Stated goal :: Pictures stay out of the copy; restate everything else in the material exactly.

***** Supplied information *****

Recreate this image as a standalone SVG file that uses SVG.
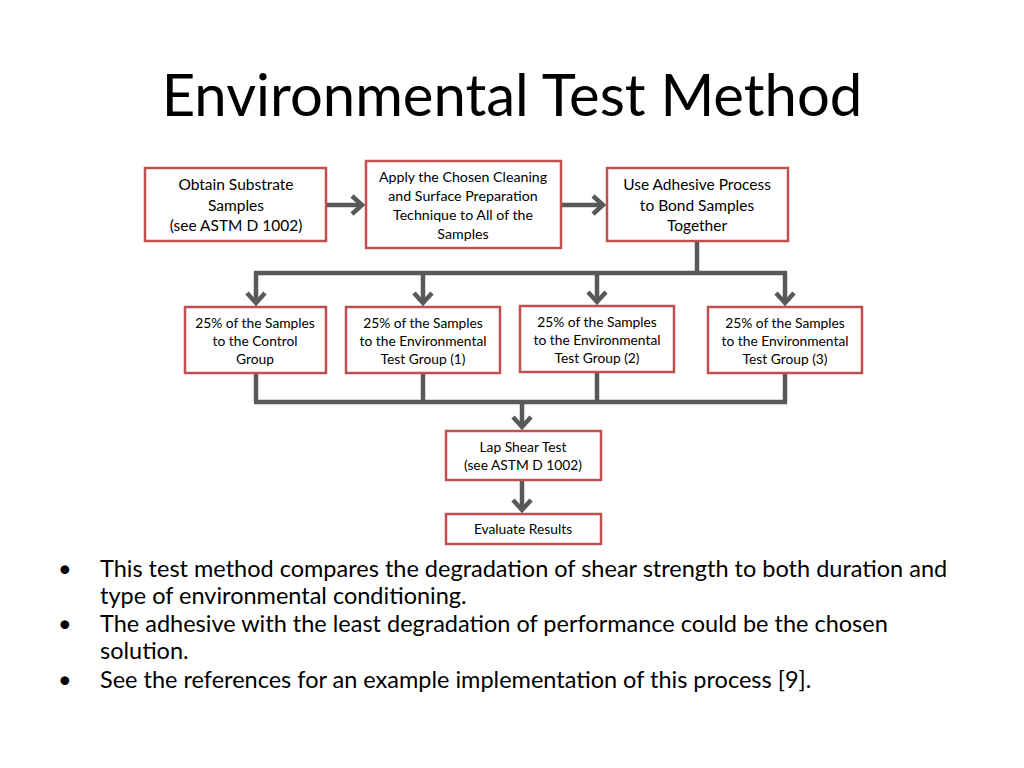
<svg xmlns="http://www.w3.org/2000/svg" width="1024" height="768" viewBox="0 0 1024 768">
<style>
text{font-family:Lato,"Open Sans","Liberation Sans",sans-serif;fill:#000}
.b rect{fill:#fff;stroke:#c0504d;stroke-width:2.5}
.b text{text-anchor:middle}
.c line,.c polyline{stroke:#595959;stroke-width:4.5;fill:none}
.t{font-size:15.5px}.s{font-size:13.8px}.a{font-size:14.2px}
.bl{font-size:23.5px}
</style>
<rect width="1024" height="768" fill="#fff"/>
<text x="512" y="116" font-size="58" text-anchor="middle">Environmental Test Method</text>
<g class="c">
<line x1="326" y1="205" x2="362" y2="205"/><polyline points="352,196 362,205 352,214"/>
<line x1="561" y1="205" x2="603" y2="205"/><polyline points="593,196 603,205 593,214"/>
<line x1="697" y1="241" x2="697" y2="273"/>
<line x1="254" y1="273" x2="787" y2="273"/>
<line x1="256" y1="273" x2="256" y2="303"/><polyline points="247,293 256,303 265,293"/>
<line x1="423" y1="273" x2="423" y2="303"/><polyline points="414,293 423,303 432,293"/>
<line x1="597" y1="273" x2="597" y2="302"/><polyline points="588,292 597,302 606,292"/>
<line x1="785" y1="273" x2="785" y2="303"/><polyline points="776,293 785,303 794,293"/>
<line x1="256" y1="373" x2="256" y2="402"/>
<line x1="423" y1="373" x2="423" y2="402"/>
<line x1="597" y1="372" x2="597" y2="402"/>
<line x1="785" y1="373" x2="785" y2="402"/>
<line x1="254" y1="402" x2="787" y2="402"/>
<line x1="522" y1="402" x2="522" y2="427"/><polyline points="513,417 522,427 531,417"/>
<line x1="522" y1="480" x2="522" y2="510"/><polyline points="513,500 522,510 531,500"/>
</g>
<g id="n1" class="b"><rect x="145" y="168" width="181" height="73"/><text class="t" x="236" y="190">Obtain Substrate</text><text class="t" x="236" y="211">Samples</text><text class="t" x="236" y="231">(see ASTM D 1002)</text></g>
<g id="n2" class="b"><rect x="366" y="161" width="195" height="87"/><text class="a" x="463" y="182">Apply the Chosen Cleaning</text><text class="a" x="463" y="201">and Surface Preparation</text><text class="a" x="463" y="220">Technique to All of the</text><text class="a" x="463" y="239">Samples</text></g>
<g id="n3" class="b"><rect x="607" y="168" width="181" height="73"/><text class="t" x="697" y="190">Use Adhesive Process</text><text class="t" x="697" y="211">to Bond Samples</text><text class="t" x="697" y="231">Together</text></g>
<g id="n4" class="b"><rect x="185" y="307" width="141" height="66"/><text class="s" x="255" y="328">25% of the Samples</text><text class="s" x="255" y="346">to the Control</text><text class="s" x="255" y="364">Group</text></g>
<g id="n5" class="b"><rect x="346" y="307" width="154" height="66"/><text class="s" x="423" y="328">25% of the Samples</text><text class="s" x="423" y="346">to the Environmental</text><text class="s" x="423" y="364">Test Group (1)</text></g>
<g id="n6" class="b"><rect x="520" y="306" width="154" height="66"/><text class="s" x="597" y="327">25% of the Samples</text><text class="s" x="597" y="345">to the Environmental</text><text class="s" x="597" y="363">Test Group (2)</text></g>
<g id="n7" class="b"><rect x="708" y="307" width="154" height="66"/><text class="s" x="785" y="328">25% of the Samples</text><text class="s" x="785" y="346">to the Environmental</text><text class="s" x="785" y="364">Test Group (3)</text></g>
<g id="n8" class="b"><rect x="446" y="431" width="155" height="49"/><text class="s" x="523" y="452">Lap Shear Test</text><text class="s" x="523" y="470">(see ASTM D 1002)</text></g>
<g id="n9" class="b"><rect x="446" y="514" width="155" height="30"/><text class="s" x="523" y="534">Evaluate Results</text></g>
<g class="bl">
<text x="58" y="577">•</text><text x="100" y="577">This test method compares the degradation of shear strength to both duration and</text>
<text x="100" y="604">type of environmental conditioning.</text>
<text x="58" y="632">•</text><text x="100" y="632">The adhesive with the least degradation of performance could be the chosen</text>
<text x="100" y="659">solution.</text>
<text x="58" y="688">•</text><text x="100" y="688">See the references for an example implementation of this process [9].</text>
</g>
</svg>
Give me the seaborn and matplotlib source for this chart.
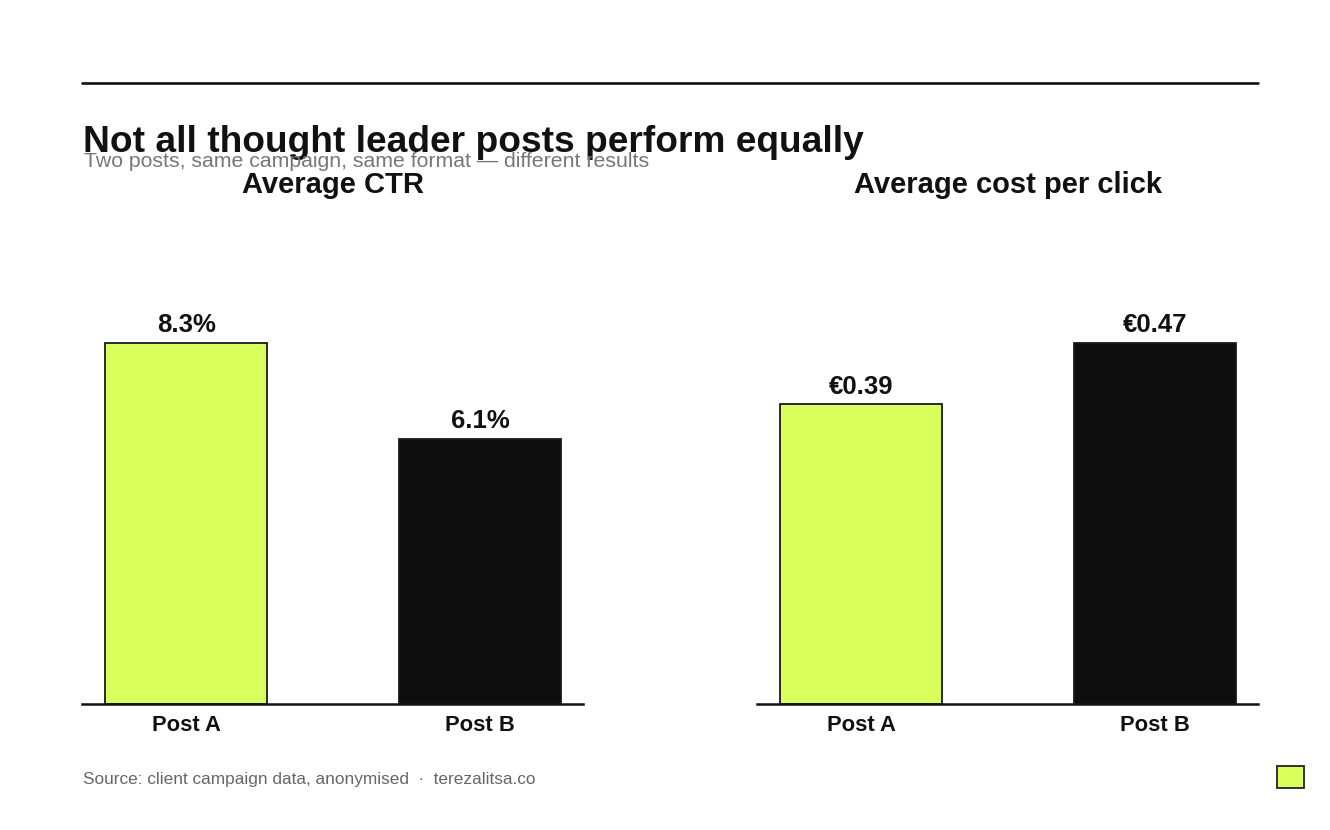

*****

Answer below ::
Recreate this image as a standalone SVG file that uses SVG.
<svg xmlns="http://www.w3.org/2000/svg" width="1024" height="768" viewBox="0 0 1024 768">
<style>
text{font-family:Lato,"Open Sans","Liberation Sans",sans-serif;fill:#000}
.b rect{fill:#fff;stroke:#c0504d;stroke-width:2.5}
.b text{text-anchor:middle}
.c line,.c polyline{stroke:#595959;stroke-width:4.5;fill:none}
.t{font-size:15.5px}.s{font-size:13.8px}.a{font-size:14.2px}
.bl{font-size:23.5px}
</style>
<rect width="1024" height="768" fill="#fff"/>
<text x="512" y="116" font-size="58" text-anchor="middle">Environmental Test Method</text>
<g class="c">
<line x1="326" y1="205" x2="362" y2="205"/><polyline points="352,196 362,205 352,214"/>
<line x1="561" y1="205" x2="603" y2="205"/><polyline points="593,196 603,205 593,214"/>
<line x1="697" y1="241" x2="697" y2="273"/>
<line x1="254" y1="273" x2="787" y2="273"/>
<line x1="256" y1="273" x2="256" y2="303"/><polyline points="247,293 256,303 265,293"/>
<line x1="423" y1="273" x2="423" y2="303"/><polyline points="414,293 423,303 432,293"/>
<line x1="597" y1="273" x2="597" y2="302"/><polyline points="588,292 597,302 606,292"/>
<line x1="785" y1="273" x2="785" y2="303"/><polyline points="776,293 785,303 794,293"/>
<line x1="256" y1="373" x2="256" y2="402"/>
<line x1="423" y1="373" x2="423" y2="402"/>
<line x1="597" y1="372" x2="597" y2="402"/>
<line x1="785" y1="373" x2="785" y2="402"/>
<line x1="254" y1="402" x2="787" y2="402"/>
<line x1="522" y1="402" x2="522" y2="427"/><polyline points="513,417 522,427 531,417"/>
<line x1="522" y1="480" x2="522" y2="510"/><polyline points="513,500 522,510 531,500"/>
</g>
<g id="n1" class="b"><rect x="145" y="168" width="181" height="73"/><text class="t" x="236" y="190">Obtain Substrate</text><text class="t" x="236" y="211">Samples</text><text class="t" x="236" y="231">(see ASTM D 1002)</text></g>
<g id="n2" class="b"><rect x="366" y="161" width="195" height="87"/><text class="a" x="463" y="182">Apply the Chosen Cleaning</text><text class="a" x="463" y="201">and Surface Preparation</text><text class="a" x="463" y="220">Technique to All of the</text><text class="a" x="463" y="239">Samples</text></g>
<g id="n3" class="b"><rect x="607" y="168" width="181" height="73"/><text class="t" x="697" y="190">Use Adhesive Process</text><text class="t" x="697" y="211">to Bond Samples</text><text class="t" x="697" y="231">Together</text></g>
<g id="n4" class="b"><rect x="185" y="307" width="141" height="66"/><text class="s" x="255" y="328">25% of the Samples</text><text class="s" x="255" y="346">to the Control</text><text class="s" x="255" y="364">Group</text></g>
<g id="n5" class="b"><rect x="346" y="307" width="154" height="66"/><text class="s" x="423" y="328">25% of the Samples</text><text class="s" x="423" y="346">to the Environmental</text><text class="s" x="423" y="364">Test Group (1)</text></g>
<g id="n6" class="b"><rect x="520" y="306" width="154" height="66"/><text class="s" x="597" y="327">25% of the Samples</text><text class="s" x="597" y="345">to the Environmental</text><text class="s" x="597" y="363">Test Group (2)</text></g>
<g id="n7" class="b"><rect x="708" y="307" width="154" height="66"/><text class="s" x="785" y="328">25% of the Samples</text><text class="s" x="785" y="346">to the Environmental</text><text class="s" x="785" y="364">Test Group (3)</text></g>
<g id="n8" class="b"><rect x="446" y="431" width="155" height="49"/><text class="s" x="523" y="452">Lap Shear Test</text><text class="s" x="523" y="470">(see ASTM D 1002)</text></g>
<g id="n9" class="b"><rect x="446" y="514" width="155" height="30"/><text class="s" x="523" y="534">Evaluate Results</text></g>
<g class="bl">
<text x="58" y="577">•</text><text x="100" y="577">This test method compares the degradation of shear strength to both duration and</text>
<text x="100" y="604">type of environmental conditioning.</text>
<text x="58" y="632">•</text><text x="100" y="632">The adhesive with the least degradation of performance could be the chosen</text>
<text x="100" y="659">solution.</text>
<text x="58" y="688">•</text><text x="100" y="688">See the references for an example implementation of this process [9].</text>
</g>
</svg>
Give me the seaborn and matplotlib source for this chart.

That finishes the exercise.